## [Exercise requirements]
Word for word, print each line of the listing below; pictures stay out.

## [Dataset content]

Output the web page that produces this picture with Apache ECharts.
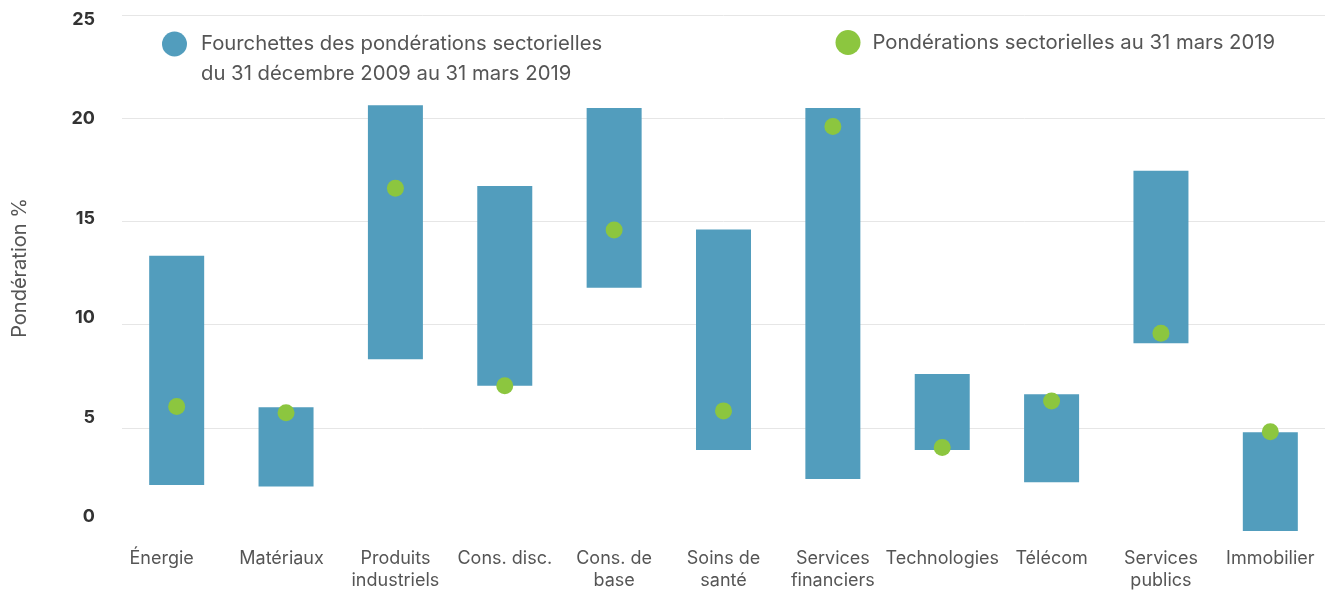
<!DOCTYPE html>
<html>
<head>
<meta charset="utf-8">
<script src="https://cdn.jsdelivr.net/npm/echarts@6/dist/echarts.min.js"></script>
<style>html,body{margin:0;padding:0;background:#fff;}#c{width:1325px;height:593px;}</style>
</head>
<body>
<div id="c"></div>
<script>
const categories = ['Énergie','Matériaux','Produits\nindustriels','Cons. disc.','Cons. de\nbase','Soins de\nsanté','Services\nfinanciers','Technologies','Télécom','Services\npublics','Immobilier'];
const rangeLow  = [2.23, 2.15, 8.32, 7.04, 11.79, 3.93, 2.52, 3.93, 2.36, 9.10, 0.0];
const rangeHigh = [13.33, 6.00, 20.63, 16.72, 20.49, 14.61, 20.49, 7.61, 6.63, 17.45, 4.78];
const current   = [6.03, 5.73, 16.61, 7.04, 14.58, 5.82, 19.60, 4.04, 6.30, 9.58, 4.81];
const yTicks = [0, 5, 10, 15, 20, 25];
const rangeName = 'Fourchettes des pondérations sectorielles\ndu 31 décembre 2009 au 31 mars 2019';
const currentName = 'Pondérations sectorielles au 31 mars 2019';

const FONT = 'Inter';
// small left shifts of the first two category labels, as in the reference
const labelPadRight = { 0: 30, 1: 9 };
const chart = echarts.init(document.getElementById('c'));
chart.setOption({
  animation: false,
  textStyle: { fontFamily: FONT },
  grid: { left: 122, right: 0, top: 15, bottom: 62 },
  legend: [
    { data: [rangeName], left: 162, top: -1, padding: 0, icon: 'circle', itemWidth: 25, itemHeight: 25,
      formatter: n => '\n' + n,
      textStyle: { fontFamily: FONT, fontSize: 20.3, color: '#555', lineHeight: 30, padding: [0, 0, 0, 9] } },
    { data: [currentName], left: 835.5, top: 30, padding: 0, icon: 'circle', itemWidth: 25, itemHeight: 25,
      textStyle: { fontFamily: FONT, fontSize: 20.3, color: '#555', padding: [0, 0, 0, 7] } }
  ],
  xAxis: {
    type: 'category',
    data: categories.map((c, i) => labelPadRight[i] ? { value: c, textStyle: { padding: [0, labelPadRight[i], 0, 0] } } : c),
    axisLine: { show: false }, axisTick: { show: false },
    axisLabel: { interval: 0, color: '#555', fontSize: 18, lineHeight: 22, margin: 17, fontFamily: FONT }
  },
  yAxis: [
    { type: 'value', min: 0, max: 25, interval: 5, position: 'left',
      name: 'Pondération %', nameLocation: 'middle', nameGap: 92,
      nameTextStyle: { color: '#555', fontSize: 20, fontFamily: FONT, padding: [0, 0, 0, 10] },
      axisLine: { show: false }, axisTick: { show: false }, axisLabel: { show: false },
      splitLine: { showMinLine: false, lineStyle: { color: '#e6e6e6', width: 1 } } },
    { type: 'value', min: -0.73, max: 25.23, position: 'left',
      axisLine: { show: false }, axisTick: { show: false }, splitLine: { show: false },
      axisLabel: { customValues: yTicks, color: '#333', fontSize: 18, fontWeight: 'bold', margin: 27, fontFamily: FONT } }
  ],
  series: [
    { type: 'bar', stack: 'r', data: rangeLow, barWidth: 55, silent: true,
      itemStyle: { color: 'transparent' } },
    { type: 'bar', stack: 'r', name: rangeName, data: rangeHigh.map((h, i) => h - rangeLow[i]),
      barWidth: 55, itemStyle: { color: '#529dbd' } },
    { type: 'scatter', name: currentName, data: current, symbolSize: 17, z: 5,
      itemStyle: { color: '#8cc63f', opacity: 1 } }
  ]
});
</script>
</body>
</html>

## [Answer to the problem]
Output the web page that produces this picture with Apache ECharts.
<!DOCTYPE html>
<html>
<head>
<meta charset="utf-8">
<script src="https://cdn.jsdelivr.net/npm/echarts@6/dist/echarts.min.js"></script>
<style>html,body{margin:0;padding:0;background:#fff;}#c{width:1325px;height:593px;}</style>
</head>
<body>
<div id="c"></div>
<script>
const categories = ['Énergie','Matériaux','Produits\nindustriels','Cons. disc.','Cons. de\nbase','Soins de\nsanté','Services\nfinanciers','Technologies','Télécom','Services\npublics','Immobilier'];
const rangeLow  = [2.23, 2.15, 8.32, 7.04, 11.79, 3.93, 2.52, 3.93, 2.36, 9.10, 0.0];
const rangeHigh = [13.33, 6.00, 20.63, 16.72, 20.49, 14.61, 20.49, 7.61, 6.63, 17.45, 4.78];
const current   = [6.03, 5.73, 16.61, 7.04, 14.58, 5.82, 19.60, 4.04, 6.30, 9.58, 4.81];
const yTicks = [0, 5, 10, 15, 20, 25];
const rangeName = 'Fourchettes des pondérations sectorielles\ndu 31 décembre 2009 au 31 mars 2019';
const currentName = 'Pondérations sectorielles au 31 mars 2019';

const FONT = 'Inter';
// small left shifts of the first two category labels, as in the reference
const labelPadRight = { 0: 30, 1: 9 };
const chart = echarts.init(document.getElementById('c'));
chart.setOption({
  animation: false,
  textStyle: { fontFamily: FONT },
  grid: { left: 122, right: 0, top: 15, bottom: 62 },
  legend: [
    { data: [rangeName], left: 162, top: -1, padding: 0, icon: 'circle', itemWidth: 25, itemHeight: 25,
      formatter: n => '\n' + n,
      textStyle: { fontFamily: FONT, fontSize: 20.3, color: '#555', lineHeight: 30, padding: [0, 0, 0, 9] } },
    { data: [currentName], left: 835.5, top: 30, padding: 0, icon: 'circle', itemWidth: 25, itemHeight: 25,
      textStyle: { fontFamily: FONT, fontSize: 20.3, color: '#555', padding: [0, 0, 0, 7] } }
  ],
  xAxis: {
    type: 'category',
    data: categories.map((c, i) => labelPadRight[i] ? { value: c, textStyle: { padding: [0, labelPadRight[i], 0, 0] } } : c),
    axisLine: { show: false }, axisTick: { show: false },
    axisLabel: { interval: 0, color: '#555', fontSize: 18, lineHeight: 22, margin: 17, fontFamily: FONT }
  },
  yAxis: [
    { type: 'value', min: 0, max: 25, interval: 5, position: 'left',
      name: 'Pondération %', nameLocation: 'middle', nameGap: 92,
      nameTextStyle: { color: '#555', fontSize: 20, fontFamily: FONT, padding: [0, 0, 0, 10] },
      axisLine: { show: false }, axisTick: { show: false }, axisLabel: { show: false },
      splitLine: { showMinLine: false, lineStyle: { color: '#e6e6e6', width: 1 } } },
    { type: 'value', min: -0.73, max: 25.23, position: 'left',
      axisLine: { show: false }, axisTick: { show: false }, splitLine: { show: false },
      axisLabel: { customValues: yTicks, color: '#333', fontSize: 18, fontWeight: 'bold', margin: 27, fontFamily: FONT } }
  ],
  series: [
    { type: 'bar', stack: 'r', data: rangeLow, barWidth: 55, silent: true,
      itemStyle: { color: 'transparent' } },
    { type: 'bar', stack: 'r', name: rangeName, data: rangeHigh.map((h, i) => h - rangeLow[i]),
      barWidth: 55, itemStyle: { color: '#529dbd' } },
    { type: 'scatter', name: currentName, data: current, symbolSize: 17, z: 5,
      itemStyle: { color: '#8cc63f', opacity: 1 } }
  ]
});
</script>
</body>
</html>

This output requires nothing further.